The appreciation of the local currency against the U.S. dollar is threatening economic growth, a private think tank said yesterday.

“The won’s rise is hurting the profitability of exporters and it is very likely to serve as a risky factor that could slow the economy,” said the report by the Hyundai Research Institute.

The won has been gaining ground against the greenback as major countries inject heavy doses of liquidity to prop up their economies. With more money available, and eased worries over the euro zone’s sovereign debt woes, the appetite for riskier assets is growing, pushing the won’s value upward in recent months.

The won-dollar exchange rate closed at 1,103.1 won on Tuesday, meaning the local currency has gained 4.3 percent this year. A stronger won hurts exporters by making their products more expensive overseas.

The report predicted the local currency will continue to climb given the country’s strong fundamentals and a growing influx of foreign investment.

On the flip side, a stronger won could boost corporate investment in facilities and stabilize consumer prices, the report said, but worsening profitability among exporters could still weigh on the country’s economy, which depends heavily on outbound shipments.

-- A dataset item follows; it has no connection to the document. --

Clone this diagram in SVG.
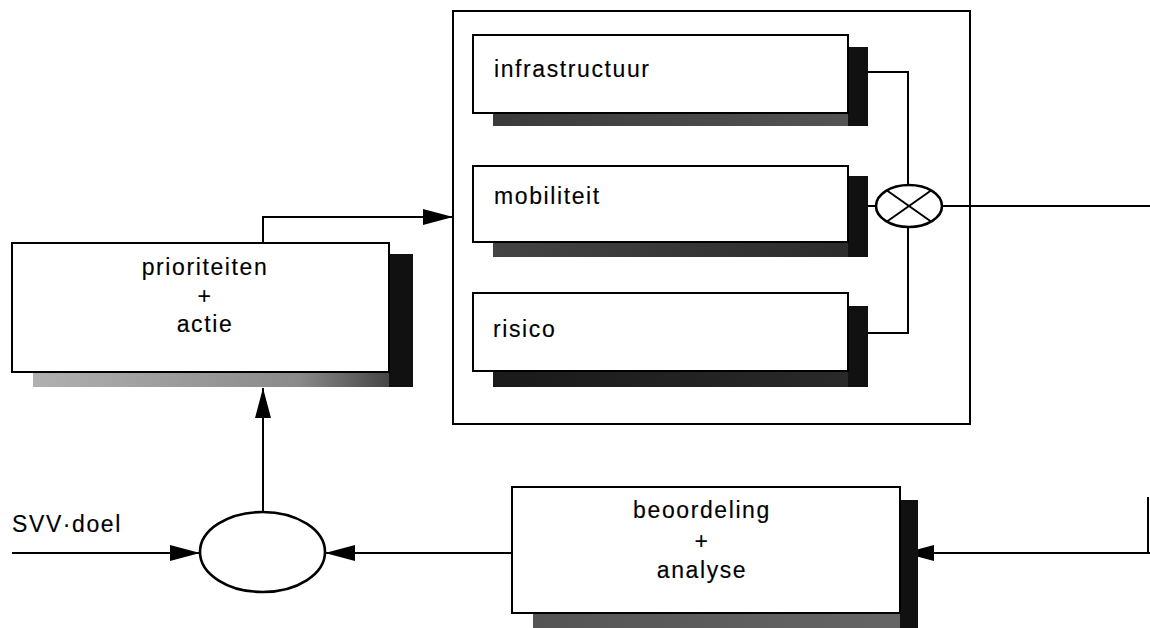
<svg xmlns="http://www.w3.org/2000/svg" width="1150" height="628" viewBox="0 0 1150 628">
<style>
.box{fill:#fff;stroke:#000;stroke-width:2}
.ell{fill:#fff;stroke:#000;stroke-width:2.6}
.dark{fill:#111}
.ln{fill:none;stroke:#000;stroke-width:2}
.t{font-family:"Liberation Sans",Arial,Helvetica,sans-serif;font-size:23px;letter-spacing:1.6px;fill:#000;stroke:#000;stroke-width:0.15}
.c{text-anchor:middle}
</style>
<defs>
<marker id="ah" viewBox="0 0 30 16" refX="30" refY="8" markerWidth="30" markerHeight="16" markerUnits="userSpaceOnUse" orient="auto">
<path d="M0,0 L30,8 L0,16 Z" fill="#000"/>
</marker>
<linearGradient id="gP" x1="0" x2="1" y1="0" y2="0"><stop offset="0" stop-color="#b0b0b0"/><stop offset="0.7" stop-color="#8a8a8a"/><stop offset="1" stop-color="#333"/></linearGradient>
<linearGradient id="gI" x1="0" x2="1" y1="0" y2="0"><stop offset="0" stop-color="#3a3a3a"/><stop offset="1" stop-color="#555"/></linearGradient>
<linearGradient id="gM" x1="0" x2="1" y1="0" y2="0"><stop offset="0" stop-color="#444"/><stop offset="1" stop-color="#2a2a2a"/></linearGradient>
<linearGradient id="gR" x1="0" x2="1" y1="0" y2="0"><stop offset="0" stop-color="#1a1a1a"/><stop offset="1" stop-color="#2a2a2a"/></linearGradient>
<linearGradient id="gB" x1="0" x2="1" y1="0" y2="0"><stop offset="0" stop-color="#555"/><stop offset="1" stop-color="#666"/></linearGradient>
</defs>

<g id="container">
<rect class="box" x="453" y="11" width="517" height="413"/>
</g>

<g id="connectors">
<polyline class="ln" points="263,243 263,217 453,217" marker-end="url(#ah)"/>
<line class="ln" x1="263" y1="512" x2="263" y2="388" marker-end="url(#ah)"/>
<line class="ln" x1="12" y1="553" x2="200" y2="553" marker-end="url(#ah)"/>
<line class="ln" x1="512" y1="553" x2="325" y2="553" marker-end="url(#ah)"/>
<line class="ln" x1="1150" y1="553" x2="904" y2="553" marker-end="url(#ah)"/>
<line class="ln" x1="1148" y1="497" x2="1148" y2="553"/>
<polyline class="ln" points="868,72 908,72 908,185"/>
<polyline class="ln" points="868,333 908,333 908,227"/>
<line class="ln" x1="868" y1="206" x2="876" y2="206"/>
<line class="ln" x1="942" y1="206" x2="1150" y2="206"/>
</g>

<g id="infrastructuur">
<rect x="493" y="113" width="375" height="13" fill="url(#gI)"/>
<rect class="dark" x="848" y="47" width="20" height="79"/>
<rect class="box" x="473" y="35" width="375" height="78"/>
<text class="t" x="494" y="77">infrastructuur</text>
</g>

<g id="mobiliteit">
<rect x="493" y="242" width="375" height="15" fill="url(#gM)"/>
<rect class="dark" x="848" y="176" width="20" height="81"/>
<rect class="box" x="473" y="166" width="375" height="76"/>
<text class="t" x="494" y="204">mobiliteit</text>
</g>

<g id="risico">
<rect x="493" y="371" width="375" height="16" fill="url(#gR)"/>
<rect class="dark" x="848" y="306" width="20" height="81"/>
<rect class="box" x="473" y="293" width="375" height="78"/>
<text class="t" x="493" y="337">risico</text>
</g>

<g id="multiplier">
<ellipse class="ell" cx="909" cy="206" rx="33" ry="21"/>
<line class="ln" x1="887" y1="190.5" x2="931" y2="221.5" stroke-width="2.6"/>
<line class="ln" x1="887" y1="221.5" x2="931" y2="190.5" stroke-width="2.6"/>
</g>

<g id="prioriteiten">
<rect x="33" y="372" width="380" height="15" fill="url(#gP)"/>
<rect class="dark" x="389" y="254" width="24" height="133"/>
<rect class="box" x="12" y="243" width="377" height="129"/>
<text class="t c" x="205" y="275">prioriteiten</text>
<text class="t c" x="205" y="304">+</text>
<text class="t c" x="205" y="332">actie</text>
</g>

<g id="vergelijker">
<ellipse class="ell" cx="262.5" cy="552" rx="62.5" ry="40"/>
</g>

<g id="svv">
<text class="t" x="12" y="532">SVV·doel</text>
</g>

<g id="beoordeling">
<rect x="533" y="613" width="385" height="15" fill="url(#gB)"/>
<rect class="dark" x="900" y="500" width="18" height="128"/>
<rect class="box" x="512" y="487" width="388" height="126"/>
<text class="t c" x="702" y="518">beoordeling</text>
<text class="t c" x="702" y="549">+</text>
<text class="t c" x="702" y="578">analyse</text>
</g>
</svg>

A 10 percent rise in the won’s value increases the export prices of manufactured products by 2.1 percent, the report said, stating that a stronger currency could dent local companies’ price competitiveness.

Based on trade data in September, the report said the profitability of mobile phones, semiconductors and automobiles, the country’s major export items, have shrunk 4.4 percent, 0.7 percent and 0.1 percent, respectively.